Metrics & Analytics
spanforge 2.0 ships two complementary APIs for extracting insights from recorded traces:
spanforge.metrics— batch aggregation over anyIterable[Event]spanforge._store.TraceStore— in-process ring buffer for real-time programmatic access
spanforge.metrics
aggregate(events) -> MetricsSummary
Compute a comprehensive summary from any iterable of Event objects:
import spanforge
from spanforge.stream import EventStream
# From a JSONL file
events = list(EventStream.from_file("events.jsonl"))
summary = spanforge.metrics.aggregate(events)
print(f"Traces : {summary.trace_count}")
print(f"Success : {summary.agent_success_rate:.0%}")
print(f"p50 LLM : {summary.llm_latency_ms.p50:.0f} ms")
print(f"p95 LLM : {summary.llm_latency_ms.p95:.0f} ms")
print(f"Tokens : {summary.total_input_tokens} in / {summary.total_output_tokens} out")
print(f"Cost : ${summary.total_cost_usd:.4f}")
print(f"By model: {summary.cost_by_model}")
MetricsSummary fields
| Field | Type | Description |
|---|---|---|
trace_count | int | Number of distinct traces |
span_count | int | Total span count across all traces |
agent_success_rate | float | Fraction of traces with no error spans (0–1) |
avg_trace_duration_ms | float | Mean end-to-end trace duration in ms |
p50_trace_duration_ms | float | Median trace duration |
p95_trace_duration_ms | float | 95th-percentile trace duration |
total_input_tokens | int | Sum of input_tokens across all LLM spans |
total_output_tokens | int | Sum of output_tokens across all LLM spans |
total_cost_usd | float | Sum of cost_usd across all spans |
llm_latency_ms | LatencyStats | min, max, p50, p95, p99 for LLM spans |
tool_failure_rate | float | Fraction of tool spans with status="error" |
token_usage_by_model | dict[str, TokenUsage] | Per-model input/output/total token sums |
cost_by_model | dict[str, float] | Per-model USD totals |
Single-metric helpers
from spanforge import metrics
success = metrics.agent_success_rate(events) # float
latency = metrics.llm_latency(events) # LatencyStats
fail_rate = metrics.tool_failure_rate(events) # float
by_model = metrics.token_usage(events) # dict[str, TokenUsage]
All helpers accept the same Iterable[Event] as aggregate().
TraceStore — in-process ring buffer
Enable the trace store to query recent traces programmatically without reading any files:
spanforge.configure(
exporter="console",
enable_trace_store=True,
trace_store_size=200, # keep the last 200 traces (default: 100)
)
Querying the store
# Get all events for a specific trace
events = spanforge.get_trace(trace_id)
# Get the most recently completed agent run
events = spanforge.get_last_agent_run()
# Get all tool-call spans in a trace
tool_spans = spanforge.list_tool_calls(trace_id)
# Get all LLM spans in a trace
llm_spans = spanforge.list_llm_calls(trace_id)
Or use the TraceStore object directly:
from spanforge._store import get_store
store = get_store()
events = store.get_trace(trace_id)
store.clear()
Environment variable
export SPANFORGE_ENABLE_TRACE_STORE=1
Security note
The store holds event payloads in memory.

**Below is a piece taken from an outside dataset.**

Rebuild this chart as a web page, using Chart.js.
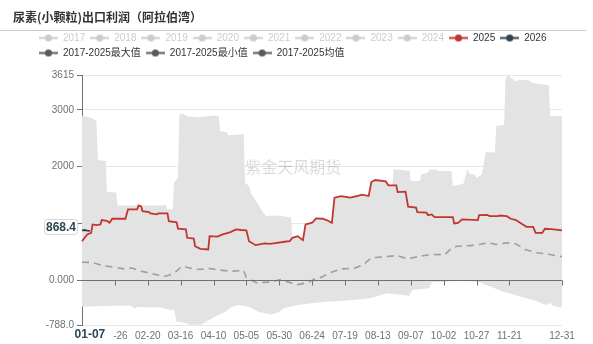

When a RedactionPolicy is
configured (spanforge.configure(redaction_policy=...)), events are
redacted before being passed to store.record(). Raw PII never enters
the ring buffer.
Memory overhead is bounded: trace_store_size × average_events_per_trace.
At the default of 100 traces and ~20 events per trace, the store holds at
most ~2 000 Event objects.